Viewing Column Profile Statistics - discovery - 23.1

Spectrum Discovery Guide

Product type
Product family
Spectrum > Discovery
Product name
Spectrum Discovery
Spectrum Discovery Guide
Topic type
How Do I
First publish date

The column profile statistics let you analyze and review the completeness, uniqueness, frequency, and pattern of the data values to help you identify the potentially flawed data values, which could lead to poor analytical results. In case you observe any flaws with the values, you can investigate further to improve them and build a better match rule.

The Profile Statistics panel allows you to:
  1. Select a column name from the Column drop-down to view the statistics of any particular column.
    Note: The statistics are based on when the profile last ran, which could be days, months, or years. If you need the latest statistics, assuming that the source's data could have changed from its previous run, re-run the profile by clicking the Run Profile button.
  2. View the detailed profiling statistics of the columns by clicking More details adjacent to Profile Statistics.
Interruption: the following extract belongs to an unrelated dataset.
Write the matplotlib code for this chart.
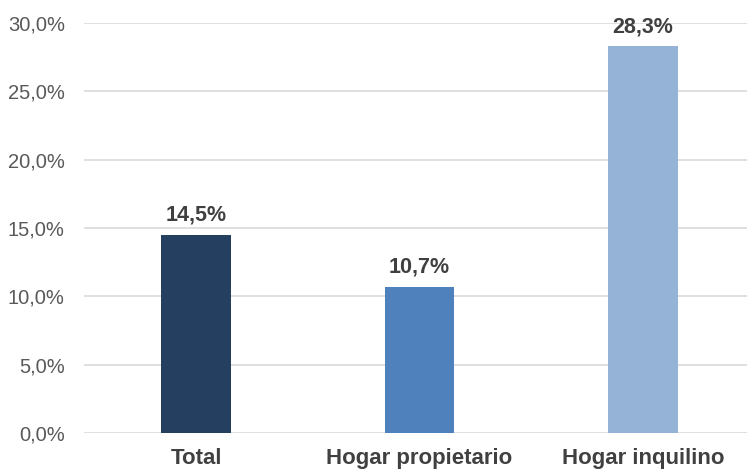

If you click on More details, you are navigated to the Data Profiling Results page with the corresponding columns' details. For more information, see Viewing Data Profiling Results.
    Note: The profile statistics is available only if you had run the profile against the selected column. In case your selected column has never been profiled, you must run the profile against the column at least once to make the profile statistics available. To run a profile, click the Run Profile button. You are navigated to the Add Profile page. For more details on how to create and run a profile, see Creating a Profile.
The Profile Statistics panel displays these comprehensive profiling statistics of a column:
  1. Completeness: Displays the completeness of records in the column. The percentage of Complete, Null, and Empty String detected in the column is displayed in the legend.
  2. Uniqueness: Displays the uniqueness of the data contained in the column by showing the percentage of these statistics in the legend:
    • Unique: Records with no duplicates in the data source.
    • NonUnique: Records having duplicates in the data source.
    • Distinct: A list of all records present in your data source irrespective of those being unique or non-unique record.
  3. Frequency: Displays the frequency of the data contained in the column.
    Note: It is displayed only if the column data type is string.
  4. Patterns: Displays the pattern of the data contained in the column.
    Note: It is displayed only if the column data type is string.